Short task: The material below contains a line with "Clone this chart" and a line with "const baseY = 574;". Copy exactly those two lines and all lines between them.

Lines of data
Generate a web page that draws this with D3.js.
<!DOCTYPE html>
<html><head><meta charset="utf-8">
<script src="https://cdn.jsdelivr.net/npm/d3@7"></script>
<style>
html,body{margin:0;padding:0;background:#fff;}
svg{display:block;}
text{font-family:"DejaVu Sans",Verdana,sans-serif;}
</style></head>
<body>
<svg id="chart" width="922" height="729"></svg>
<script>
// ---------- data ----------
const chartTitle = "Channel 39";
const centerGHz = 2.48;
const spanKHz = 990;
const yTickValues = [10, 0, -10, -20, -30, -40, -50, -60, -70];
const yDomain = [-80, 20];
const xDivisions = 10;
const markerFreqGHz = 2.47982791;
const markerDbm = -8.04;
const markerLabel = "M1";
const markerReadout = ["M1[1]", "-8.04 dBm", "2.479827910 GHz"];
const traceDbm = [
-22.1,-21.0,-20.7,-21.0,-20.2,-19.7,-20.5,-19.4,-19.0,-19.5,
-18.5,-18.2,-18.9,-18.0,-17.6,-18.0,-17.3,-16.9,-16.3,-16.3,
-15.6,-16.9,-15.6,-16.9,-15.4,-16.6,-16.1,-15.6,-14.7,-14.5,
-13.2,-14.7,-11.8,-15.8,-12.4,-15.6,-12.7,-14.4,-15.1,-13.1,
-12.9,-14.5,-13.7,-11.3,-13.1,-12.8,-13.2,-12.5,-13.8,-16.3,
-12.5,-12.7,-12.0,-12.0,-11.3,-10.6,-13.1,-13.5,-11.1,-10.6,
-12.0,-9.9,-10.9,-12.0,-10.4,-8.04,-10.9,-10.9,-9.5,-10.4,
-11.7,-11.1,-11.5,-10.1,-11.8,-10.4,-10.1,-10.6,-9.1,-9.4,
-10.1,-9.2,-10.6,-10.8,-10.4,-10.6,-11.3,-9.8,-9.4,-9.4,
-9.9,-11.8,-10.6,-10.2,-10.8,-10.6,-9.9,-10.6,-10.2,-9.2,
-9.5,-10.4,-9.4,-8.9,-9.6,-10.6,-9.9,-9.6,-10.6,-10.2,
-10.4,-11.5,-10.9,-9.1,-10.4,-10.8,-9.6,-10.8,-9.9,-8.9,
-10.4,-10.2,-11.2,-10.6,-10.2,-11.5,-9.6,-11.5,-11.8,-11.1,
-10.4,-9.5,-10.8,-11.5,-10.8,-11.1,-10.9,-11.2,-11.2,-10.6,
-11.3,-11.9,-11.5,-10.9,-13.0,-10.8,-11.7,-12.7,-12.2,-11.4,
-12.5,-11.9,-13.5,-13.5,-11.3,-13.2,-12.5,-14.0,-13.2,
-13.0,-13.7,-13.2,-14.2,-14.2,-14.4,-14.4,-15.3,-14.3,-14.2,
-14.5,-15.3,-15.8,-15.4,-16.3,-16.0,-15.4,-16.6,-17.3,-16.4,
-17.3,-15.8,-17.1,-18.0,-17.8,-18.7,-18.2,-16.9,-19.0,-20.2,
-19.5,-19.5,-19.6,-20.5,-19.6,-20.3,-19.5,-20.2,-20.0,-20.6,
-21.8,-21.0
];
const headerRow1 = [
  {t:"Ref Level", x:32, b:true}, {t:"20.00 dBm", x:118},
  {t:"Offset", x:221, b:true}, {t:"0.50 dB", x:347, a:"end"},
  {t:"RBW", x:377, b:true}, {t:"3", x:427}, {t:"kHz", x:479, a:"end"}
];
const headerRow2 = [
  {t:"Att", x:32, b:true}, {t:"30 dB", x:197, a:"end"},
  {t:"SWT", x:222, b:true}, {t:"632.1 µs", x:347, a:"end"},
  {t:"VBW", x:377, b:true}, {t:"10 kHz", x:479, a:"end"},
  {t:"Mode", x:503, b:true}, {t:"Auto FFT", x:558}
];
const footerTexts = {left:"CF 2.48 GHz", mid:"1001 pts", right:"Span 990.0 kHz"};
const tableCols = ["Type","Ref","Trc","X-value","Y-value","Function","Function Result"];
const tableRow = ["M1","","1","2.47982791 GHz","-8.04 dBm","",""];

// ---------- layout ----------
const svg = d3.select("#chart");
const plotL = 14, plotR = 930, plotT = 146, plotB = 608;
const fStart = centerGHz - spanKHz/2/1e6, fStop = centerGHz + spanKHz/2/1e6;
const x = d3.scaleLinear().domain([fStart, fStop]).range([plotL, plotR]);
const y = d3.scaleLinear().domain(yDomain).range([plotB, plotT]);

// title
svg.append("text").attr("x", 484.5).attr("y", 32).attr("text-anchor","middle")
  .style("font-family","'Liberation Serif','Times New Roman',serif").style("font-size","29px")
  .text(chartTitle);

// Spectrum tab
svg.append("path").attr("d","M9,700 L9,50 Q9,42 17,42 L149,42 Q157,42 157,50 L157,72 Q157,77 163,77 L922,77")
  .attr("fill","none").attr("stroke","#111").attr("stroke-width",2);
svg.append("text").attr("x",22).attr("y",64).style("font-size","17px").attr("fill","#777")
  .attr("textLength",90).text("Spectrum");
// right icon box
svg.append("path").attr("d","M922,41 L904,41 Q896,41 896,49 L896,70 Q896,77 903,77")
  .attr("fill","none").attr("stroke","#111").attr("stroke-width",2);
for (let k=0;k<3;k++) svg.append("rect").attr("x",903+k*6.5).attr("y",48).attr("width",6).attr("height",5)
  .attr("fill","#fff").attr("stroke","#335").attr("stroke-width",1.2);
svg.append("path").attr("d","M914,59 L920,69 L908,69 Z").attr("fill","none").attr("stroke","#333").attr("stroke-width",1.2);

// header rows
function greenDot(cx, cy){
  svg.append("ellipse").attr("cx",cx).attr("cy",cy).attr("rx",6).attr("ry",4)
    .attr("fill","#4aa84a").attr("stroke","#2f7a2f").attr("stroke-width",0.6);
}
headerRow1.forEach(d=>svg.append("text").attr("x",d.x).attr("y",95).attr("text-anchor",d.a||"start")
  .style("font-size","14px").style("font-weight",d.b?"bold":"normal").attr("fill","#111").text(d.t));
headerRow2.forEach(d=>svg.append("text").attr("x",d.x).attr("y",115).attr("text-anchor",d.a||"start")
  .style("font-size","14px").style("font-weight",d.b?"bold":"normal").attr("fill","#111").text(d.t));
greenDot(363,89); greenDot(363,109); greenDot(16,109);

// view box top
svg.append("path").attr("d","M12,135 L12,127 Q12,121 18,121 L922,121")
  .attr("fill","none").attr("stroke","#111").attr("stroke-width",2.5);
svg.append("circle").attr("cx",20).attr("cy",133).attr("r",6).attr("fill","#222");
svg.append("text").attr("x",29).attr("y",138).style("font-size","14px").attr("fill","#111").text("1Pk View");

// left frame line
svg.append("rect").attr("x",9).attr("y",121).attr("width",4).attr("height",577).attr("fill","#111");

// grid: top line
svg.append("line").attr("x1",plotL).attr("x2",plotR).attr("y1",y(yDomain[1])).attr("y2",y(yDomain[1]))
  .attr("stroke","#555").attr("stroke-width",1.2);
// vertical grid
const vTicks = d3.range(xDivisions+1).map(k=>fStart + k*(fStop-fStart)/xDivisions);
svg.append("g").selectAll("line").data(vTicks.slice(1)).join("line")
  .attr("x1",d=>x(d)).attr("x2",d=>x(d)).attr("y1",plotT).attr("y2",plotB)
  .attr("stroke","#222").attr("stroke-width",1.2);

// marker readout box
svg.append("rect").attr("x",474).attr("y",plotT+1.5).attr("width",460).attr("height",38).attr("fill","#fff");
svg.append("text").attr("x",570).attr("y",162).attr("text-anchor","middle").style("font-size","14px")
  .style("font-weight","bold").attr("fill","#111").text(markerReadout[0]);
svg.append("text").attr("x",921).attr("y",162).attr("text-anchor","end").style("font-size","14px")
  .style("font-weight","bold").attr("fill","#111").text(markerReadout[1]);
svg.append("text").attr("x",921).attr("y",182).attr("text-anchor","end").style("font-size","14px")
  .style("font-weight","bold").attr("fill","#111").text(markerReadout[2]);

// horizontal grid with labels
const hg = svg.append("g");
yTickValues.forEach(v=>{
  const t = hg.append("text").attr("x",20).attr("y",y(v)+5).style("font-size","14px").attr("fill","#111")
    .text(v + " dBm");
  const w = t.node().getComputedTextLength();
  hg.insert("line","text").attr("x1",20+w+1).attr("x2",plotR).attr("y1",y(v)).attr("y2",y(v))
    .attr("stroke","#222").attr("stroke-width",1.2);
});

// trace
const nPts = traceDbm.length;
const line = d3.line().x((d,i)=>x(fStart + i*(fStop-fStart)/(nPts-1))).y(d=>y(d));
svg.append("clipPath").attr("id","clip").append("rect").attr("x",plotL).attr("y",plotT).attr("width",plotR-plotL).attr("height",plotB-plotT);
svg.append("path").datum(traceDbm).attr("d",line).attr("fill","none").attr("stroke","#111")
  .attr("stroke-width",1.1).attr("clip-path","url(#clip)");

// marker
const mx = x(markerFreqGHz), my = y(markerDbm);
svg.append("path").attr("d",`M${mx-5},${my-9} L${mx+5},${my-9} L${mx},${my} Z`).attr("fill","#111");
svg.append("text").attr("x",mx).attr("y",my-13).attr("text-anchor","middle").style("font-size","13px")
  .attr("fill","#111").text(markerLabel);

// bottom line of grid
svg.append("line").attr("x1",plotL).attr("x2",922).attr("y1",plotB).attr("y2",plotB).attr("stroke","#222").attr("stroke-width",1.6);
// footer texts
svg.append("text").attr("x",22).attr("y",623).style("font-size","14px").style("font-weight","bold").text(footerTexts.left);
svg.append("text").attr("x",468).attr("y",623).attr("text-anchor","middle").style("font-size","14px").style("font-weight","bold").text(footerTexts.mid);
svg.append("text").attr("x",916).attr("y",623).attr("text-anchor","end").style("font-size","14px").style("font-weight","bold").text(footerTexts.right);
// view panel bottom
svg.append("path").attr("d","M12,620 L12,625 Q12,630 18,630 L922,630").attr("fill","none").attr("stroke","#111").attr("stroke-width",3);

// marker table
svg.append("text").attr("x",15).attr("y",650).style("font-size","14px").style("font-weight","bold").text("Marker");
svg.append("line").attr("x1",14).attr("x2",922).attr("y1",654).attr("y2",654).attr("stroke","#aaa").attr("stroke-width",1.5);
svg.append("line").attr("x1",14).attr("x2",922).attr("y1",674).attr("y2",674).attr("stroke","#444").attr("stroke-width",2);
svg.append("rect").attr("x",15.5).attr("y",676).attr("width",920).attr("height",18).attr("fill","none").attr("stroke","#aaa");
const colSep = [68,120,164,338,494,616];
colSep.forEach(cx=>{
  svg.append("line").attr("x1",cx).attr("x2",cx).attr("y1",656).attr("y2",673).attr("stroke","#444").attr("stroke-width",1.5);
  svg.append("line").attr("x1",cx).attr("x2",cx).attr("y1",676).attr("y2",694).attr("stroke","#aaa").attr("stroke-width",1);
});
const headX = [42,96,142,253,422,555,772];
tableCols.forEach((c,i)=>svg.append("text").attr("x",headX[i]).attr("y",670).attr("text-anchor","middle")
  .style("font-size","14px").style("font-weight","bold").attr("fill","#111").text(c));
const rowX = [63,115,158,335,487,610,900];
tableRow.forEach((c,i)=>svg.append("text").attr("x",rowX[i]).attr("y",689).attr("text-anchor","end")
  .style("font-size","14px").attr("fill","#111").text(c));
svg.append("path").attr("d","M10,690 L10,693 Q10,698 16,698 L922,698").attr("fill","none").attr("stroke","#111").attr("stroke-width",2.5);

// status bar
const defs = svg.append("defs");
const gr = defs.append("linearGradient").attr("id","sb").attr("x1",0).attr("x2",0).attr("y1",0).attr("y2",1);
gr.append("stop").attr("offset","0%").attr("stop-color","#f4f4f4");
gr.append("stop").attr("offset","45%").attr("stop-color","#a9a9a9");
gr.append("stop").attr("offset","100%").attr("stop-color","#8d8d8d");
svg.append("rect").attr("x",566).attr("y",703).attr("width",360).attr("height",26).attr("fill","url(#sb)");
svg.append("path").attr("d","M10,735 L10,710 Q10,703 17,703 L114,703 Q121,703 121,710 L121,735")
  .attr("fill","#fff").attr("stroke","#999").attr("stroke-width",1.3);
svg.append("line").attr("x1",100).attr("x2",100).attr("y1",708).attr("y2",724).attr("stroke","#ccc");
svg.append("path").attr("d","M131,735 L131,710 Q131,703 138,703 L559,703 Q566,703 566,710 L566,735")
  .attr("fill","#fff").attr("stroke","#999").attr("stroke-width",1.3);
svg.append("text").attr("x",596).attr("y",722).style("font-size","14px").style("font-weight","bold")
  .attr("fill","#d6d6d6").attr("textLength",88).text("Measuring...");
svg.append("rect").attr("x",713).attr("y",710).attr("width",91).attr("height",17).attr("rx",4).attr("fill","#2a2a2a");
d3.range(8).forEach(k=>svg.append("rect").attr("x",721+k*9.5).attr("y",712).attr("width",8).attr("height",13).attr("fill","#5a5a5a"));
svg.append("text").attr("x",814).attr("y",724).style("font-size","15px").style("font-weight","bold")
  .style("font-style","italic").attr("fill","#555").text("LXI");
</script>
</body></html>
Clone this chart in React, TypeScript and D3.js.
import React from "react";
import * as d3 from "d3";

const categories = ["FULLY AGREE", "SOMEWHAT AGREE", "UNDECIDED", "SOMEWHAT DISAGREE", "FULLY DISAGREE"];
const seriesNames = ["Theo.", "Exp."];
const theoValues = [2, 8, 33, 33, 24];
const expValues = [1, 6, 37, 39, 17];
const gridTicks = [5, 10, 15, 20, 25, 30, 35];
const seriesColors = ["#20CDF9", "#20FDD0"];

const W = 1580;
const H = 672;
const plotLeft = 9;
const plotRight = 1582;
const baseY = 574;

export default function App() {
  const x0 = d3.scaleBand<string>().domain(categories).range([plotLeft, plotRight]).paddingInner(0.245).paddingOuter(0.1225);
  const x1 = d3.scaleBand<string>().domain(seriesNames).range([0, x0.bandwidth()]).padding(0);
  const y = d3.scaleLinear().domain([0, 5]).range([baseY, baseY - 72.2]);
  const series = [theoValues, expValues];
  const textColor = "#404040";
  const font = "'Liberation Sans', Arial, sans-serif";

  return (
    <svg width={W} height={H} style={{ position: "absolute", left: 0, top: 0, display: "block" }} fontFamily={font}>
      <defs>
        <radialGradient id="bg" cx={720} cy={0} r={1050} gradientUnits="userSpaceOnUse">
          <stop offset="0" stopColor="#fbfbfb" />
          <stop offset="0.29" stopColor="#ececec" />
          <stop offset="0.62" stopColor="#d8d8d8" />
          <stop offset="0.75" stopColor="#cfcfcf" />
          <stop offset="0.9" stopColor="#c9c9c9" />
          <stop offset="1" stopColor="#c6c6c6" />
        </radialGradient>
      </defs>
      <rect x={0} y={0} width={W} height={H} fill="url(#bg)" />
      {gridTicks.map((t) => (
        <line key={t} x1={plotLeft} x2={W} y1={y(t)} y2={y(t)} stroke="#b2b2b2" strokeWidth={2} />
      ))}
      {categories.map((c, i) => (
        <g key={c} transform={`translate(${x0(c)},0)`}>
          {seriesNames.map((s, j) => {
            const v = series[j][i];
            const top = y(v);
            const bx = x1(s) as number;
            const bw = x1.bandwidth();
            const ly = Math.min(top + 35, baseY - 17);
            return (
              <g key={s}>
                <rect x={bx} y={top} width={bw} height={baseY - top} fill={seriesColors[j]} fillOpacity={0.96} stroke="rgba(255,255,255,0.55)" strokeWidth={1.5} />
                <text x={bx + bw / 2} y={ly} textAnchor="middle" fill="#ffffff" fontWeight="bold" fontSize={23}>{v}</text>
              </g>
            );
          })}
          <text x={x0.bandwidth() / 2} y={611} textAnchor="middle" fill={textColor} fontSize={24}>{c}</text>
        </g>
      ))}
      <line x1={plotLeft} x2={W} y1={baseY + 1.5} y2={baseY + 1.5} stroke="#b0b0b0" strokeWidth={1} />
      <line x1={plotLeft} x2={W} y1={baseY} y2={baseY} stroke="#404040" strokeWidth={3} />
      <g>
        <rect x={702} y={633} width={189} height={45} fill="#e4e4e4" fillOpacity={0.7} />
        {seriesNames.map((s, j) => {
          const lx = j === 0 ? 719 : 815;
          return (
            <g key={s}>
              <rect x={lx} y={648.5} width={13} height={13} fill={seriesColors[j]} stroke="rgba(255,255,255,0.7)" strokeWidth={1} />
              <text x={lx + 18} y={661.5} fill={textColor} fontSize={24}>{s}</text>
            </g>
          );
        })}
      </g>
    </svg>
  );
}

Correct response:
Clone this chart in React, TypeScript and D3.js.
import React from "react";
import * as d3 from "d3";

const categories = ["FULLY AGREE", "SOMEWHAT AGREE", "UNDECIDED", "SOMEWHAT DISAGREE", "FULLY DISAGREE"];
const seriesNames = ["Theo.", "Exp."];
const theoValues = [2, 8, 33, 33, 24];
const expValues = [1, 6, 37, 39, 17];
const gridTicks = [5, 10, 15, 20, 25, 30, 35];
const seriesColors = ["#20CDF9", "#20FDD0"];

const W = 1580;
const H = 672;
const plotLeft = 9;
const plotRight = 1582;
const baseY = 574;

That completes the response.